Grapes, vineyards, wineries and mud. California's Wine Country shares with the French countryside great vintages, superb restaurants, and a refined lifestyle. Tour Napa Valley on the Wine Train, stay in a Victorian B&B, and relax in a hot mud bath. Napa Valley ranks among the premier wine growing regions of the world. An estimated five million tourists pass through each year, visiting wineries, dining at designer restaurants, and trying to get a taste of Napa's refined and moneyed lifestyle.
Even if you're a teetotaler, however, Napa Valley can be a real delight, and for some of the very reasons grapes like it so much: it's sunny without being hot or arid, and the gentle valley landscape makes a perfect tableau for a summer afternoon. There's no better place for a picnic, a long bike ride, or a hot air balloon ride. It's easy to see why so much wealth has migrated to the area.
Districts
The city of Napa is largest in the county, yet it's possibly the community least connected to the refined, vinicultural image the world has of the Napa Valley. While there are quite a few mansions and large estates back against the hill, Napa tends to be a down-to-earth, blue-collar city. Farther up Highway 29, Yountville hews far closer to the popular, Falconcrest image of Napa Valley. Less populous and more gentrified than the city of Napa, there are also a lot of grapes growing here.

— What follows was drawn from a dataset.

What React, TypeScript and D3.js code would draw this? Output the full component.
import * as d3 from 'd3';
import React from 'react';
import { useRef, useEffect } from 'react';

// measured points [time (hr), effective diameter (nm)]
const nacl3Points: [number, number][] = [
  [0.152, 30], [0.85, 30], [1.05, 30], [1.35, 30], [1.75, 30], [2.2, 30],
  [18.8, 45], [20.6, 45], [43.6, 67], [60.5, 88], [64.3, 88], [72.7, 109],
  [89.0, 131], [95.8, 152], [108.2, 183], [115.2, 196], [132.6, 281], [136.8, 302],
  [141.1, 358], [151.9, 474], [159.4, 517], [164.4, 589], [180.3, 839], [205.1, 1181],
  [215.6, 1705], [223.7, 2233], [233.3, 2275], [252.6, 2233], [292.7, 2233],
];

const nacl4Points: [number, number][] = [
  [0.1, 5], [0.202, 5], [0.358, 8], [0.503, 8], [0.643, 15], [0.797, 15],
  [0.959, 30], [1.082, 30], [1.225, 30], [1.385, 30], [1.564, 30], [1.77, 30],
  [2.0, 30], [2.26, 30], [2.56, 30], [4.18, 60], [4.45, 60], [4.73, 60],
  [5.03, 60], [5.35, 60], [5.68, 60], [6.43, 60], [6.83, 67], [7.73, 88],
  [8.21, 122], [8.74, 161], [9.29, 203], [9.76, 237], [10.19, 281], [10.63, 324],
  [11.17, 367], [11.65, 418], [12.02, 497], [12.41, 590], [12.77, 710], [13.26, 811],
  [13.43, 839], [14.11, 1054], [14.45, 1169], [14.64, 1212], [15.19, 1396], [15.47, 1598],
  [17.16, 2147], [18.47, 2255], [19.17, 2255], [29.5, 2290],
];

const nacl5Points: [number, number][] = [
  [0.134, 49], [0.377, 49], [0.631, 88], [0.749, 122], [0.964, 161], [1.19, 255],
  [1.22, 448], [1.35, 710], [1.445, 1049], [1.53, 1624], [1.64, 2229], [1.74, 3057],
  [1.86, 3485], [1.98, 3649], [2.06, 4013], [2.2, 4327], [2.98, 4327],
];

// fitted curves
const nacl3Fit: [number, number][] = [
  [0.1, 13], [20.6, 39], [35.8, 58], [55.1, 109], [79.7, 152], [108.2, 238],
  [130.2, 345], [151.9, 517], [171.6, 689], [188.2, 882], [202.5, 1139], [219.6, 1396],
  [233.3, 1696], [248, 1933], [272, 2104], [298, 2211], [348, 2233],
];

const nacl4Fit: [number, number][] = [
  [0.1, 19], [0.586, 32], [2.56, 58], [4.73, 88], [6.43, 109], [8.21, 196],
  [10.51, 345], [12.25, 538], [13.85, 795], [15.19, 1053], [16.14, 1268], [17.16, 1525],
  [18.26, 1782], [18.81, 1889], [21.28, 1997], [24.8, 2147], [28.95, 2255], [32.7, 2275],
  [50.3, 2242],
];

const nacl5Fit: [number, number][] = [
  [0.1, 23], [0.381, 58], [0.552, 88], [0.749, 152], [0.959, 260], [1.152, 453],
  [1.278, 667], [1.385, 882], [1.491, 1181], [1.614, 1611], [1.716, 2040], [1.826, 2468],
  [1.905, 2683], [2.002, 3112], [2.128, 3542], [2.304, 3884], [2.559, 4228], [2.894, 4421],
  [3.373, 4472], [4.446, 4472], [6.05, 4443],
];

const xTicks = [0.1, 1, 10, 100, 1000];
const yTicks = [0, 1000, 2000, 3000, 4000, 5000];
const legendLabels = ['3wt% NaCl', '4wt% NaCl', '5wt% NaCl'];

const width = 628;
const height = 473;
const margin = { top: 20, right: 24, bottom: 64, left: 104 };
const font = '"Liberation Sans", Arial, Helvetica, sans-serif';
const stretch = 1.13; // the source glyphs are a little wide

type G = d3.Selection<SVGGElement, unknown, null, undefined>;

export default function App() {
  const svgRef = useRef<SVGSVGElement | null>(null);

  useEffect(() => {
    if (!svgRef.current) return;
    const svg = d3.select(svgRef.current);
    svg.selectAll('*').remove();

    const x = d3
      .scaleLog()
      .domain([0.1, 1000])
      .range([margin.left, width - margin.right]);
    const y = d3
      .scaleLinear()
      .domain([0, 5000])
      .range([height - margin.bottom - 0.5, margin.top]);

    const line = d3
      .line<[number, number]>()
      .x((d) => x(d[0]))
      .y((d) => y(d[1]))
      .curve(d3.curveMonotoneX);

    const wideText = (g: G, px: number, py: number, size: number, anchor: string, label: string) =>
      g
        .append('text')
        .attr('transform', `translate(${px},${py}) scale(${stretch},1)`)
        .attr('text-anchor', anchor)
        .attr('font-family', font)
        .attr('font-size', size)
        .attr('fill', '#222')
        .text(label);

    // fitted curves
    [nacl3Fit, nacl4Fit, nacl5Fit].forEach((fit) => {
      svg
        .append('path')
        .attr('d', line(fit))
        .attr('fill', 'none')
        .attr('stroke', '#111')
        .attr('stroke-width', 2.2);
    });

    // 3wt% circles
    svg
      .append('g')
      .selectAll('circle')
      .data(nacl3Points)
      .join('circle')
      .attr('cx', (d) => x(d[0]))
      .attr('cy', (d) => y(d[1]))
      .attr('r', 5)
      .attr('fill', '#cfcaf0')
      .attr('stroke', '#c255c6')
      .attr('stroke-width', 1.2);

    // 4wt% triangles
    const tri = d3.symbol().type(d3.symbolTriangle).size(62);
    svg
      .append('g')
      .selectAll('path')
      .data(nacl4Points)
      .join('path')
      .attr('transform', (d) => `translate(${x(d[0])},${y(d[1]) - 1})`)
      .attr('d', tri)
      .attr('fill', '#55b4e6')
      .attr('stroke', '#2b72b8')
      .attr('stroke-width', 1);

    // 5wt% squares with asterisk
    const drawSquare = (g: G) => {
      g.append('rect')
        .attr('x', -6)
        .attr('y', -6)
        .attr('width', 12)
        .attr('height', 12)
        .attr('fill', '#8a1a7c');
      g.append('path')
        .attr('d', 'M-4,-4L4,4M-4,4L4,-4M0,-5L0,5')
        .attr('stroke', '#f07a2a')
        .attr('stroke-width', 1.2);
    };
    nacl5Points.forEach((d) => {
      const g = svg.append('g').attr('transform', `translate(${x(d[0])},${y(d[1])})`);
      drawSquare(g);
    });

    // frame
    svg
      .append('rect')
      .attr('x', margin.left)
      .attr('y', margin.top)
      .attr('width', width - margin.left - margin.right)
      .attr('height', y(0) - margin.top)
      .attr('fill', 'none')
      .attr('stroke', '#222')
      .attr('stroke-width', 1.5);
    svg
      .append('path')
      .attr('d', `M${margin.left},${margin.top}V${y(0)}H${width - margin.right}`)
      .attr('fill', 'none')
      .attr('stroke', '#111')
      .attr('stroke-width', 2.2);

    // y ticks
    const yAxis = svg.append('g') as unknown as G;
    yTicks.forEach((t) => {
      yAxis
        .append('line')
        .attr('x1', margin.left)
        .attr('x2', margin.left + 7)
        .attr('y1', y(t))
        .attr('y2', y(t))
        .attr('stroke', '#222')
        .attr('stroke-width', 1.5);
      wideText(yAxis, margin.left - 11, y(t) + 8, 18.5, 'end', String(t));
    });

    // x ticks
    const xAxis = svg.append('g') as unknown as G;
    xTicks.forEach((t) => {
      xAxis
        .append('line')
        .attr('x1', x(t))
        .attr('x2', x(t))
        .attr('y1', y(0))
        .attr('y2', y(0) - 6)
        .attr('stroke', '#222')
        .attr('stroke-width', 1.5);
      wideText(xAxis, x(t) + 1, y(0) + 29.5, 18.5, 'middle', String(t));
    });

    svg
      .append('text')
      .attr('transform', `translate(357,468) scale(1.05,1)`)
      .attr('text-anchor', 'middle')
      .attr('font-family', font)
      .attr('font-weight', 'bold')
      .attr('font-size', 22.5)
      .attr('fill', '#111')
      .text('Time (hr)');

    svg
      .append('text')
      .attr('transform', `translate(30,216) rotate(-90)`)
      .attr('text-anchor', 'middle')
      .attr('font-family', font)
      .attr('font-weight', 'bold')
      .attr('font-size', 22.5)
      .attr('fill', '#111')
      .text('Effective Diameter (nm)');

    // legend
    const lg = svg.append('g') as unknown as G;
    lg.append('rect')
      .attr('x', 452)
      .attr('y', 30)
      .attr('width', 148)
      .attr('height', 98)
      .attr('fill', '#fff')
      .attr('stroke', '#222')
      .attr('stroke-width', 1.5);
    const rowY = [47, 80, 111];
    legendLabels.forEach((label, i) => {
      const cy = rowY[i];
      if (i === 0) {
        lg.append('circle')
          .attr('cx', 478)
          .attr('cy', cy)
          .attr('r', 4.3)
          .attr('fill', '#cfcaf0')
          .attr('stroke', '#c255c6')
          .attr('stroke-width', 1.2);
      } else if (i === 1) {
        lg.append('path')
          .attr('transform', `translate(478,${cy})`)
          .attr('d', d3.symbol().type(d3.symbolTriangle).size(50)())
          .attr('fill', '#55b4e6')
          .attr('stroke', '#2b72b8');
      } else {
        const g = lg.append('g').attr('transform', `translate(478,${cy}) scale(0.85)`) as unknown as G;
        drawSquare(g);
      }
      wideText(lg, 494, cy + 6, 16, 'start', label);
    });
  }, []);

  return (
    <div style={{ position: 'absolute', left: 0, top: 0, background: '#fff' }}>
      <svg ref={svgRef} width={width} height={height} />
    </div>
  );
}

Robert Mondavi, one of the titans of California wine, is headquartered in Oakville. By this point, one has entered the real heart of Napa Valley wine production. While tiny Oakville has a post office, it's really an unincorporated part of Napa County, best known for the Oakville Grocery, a legendary roadside delicatessen stocked with a mind-boggling array of gourmet delights from France, Italy, and their own kitchens.
Microscopic Rutherford, population 525, is home to Beaulieu (BV) Winery, Rutherford Grove, Rutherford Hill, St. Supery Vineyards & Winery, Mumm Napa Valley (of champagne fame) and Francis Ford Coppola's Niebaum-Coppola Estate Winery, which features memorabilia from his directorial career, including the Tucker automobile from the film of the same name.
Worth a stop independent of wine, St. Helena is a town that strives to look as it did 90 years ago. To a commendable extent, it succeeds. The vintage facades on Highway 29, St. Helena's main street, are striking. St. Helena features surprisingly upscale shopping.
Calistoga is famous for its. . .mud. Mud baths, along with mineral baths, saunas, hot steam treatments, whirlpools, and herbal body wraps, have all been an attraction of the area ever since San Francisco entrepreneur Sam Brannan first promoted the benefits of the area's hot springs in the mid-19th century.
Entertainment
Napa Valley may have many delights, and for residents and many guests, one of them is its peace and quiet. Communities here are small, and tend to be affluent. Which is by way of saying that you (A) won't find big-city nightlife here, and (B) won't find a lot of hoe-downs or honky-tonks, either. There are bars, sure, but Wine Country propriety, noise ordinances, and the amount of wine consumed as part of the job all militate against raucous, after-hour saloons. What you will find, albeit in more specialized and rarified formats, is culture. Classical. Jazz. The Arts. Primarily in a festival format, and often at wineries.
Dining and Drinking
Just as Napa Valley saved the French wine industry with vine cuttings after the 19th-century Phylloxera blight, today's Wine Country chefs have given a new life and new direction to French cooking. It may not be a direction chefs in France acknowledge, of course, but the national awards showered upon chefs and restaurants in the Napa Valley is indicative of their influence on fine cuisine in America. Of course, it's also possible to eat a perfectly good meal in the Wine Country without booking three weeks in advance (or blowing three weeks' salary). Napa Valley is strewn with spots that are casual, inexpensive, and can seat you just about whenever you like. And oh—it goes without saying that wine cellars in Napa Valley restaurants are very, very well-stocked.
Where To Stay
Of the millions of tourists traveling through Napa Valley every year, there are some who naturally want to stay for a day or two. The valley's lodgings stand ready, as graceful, pleasant, and varied as its wines. The first question one needs to ask oneself is whether to stay in a hotel or a bed and breakfast. One other bit of advice: many Napa hotels and bed and breakfasts have a two-night minimum stay. Ask about this in advance—it may save you some driving.
Did You Know?
Napa is world renowned for its wine, the mild climate and topography providing the perfect conditions for the vineyards. Napa is home to over 200 wineries, and its popularity has grown as vigorously as the grapes in the vineyards. Hence when anyone mentions the Wine Country it is synonymous with Napa.
Orientation/Geography
Located in northern California, the Napa Valley is 50 miles northeast of San Francisco, 40 miles west of Oakland and 58 miles east of Sacramento.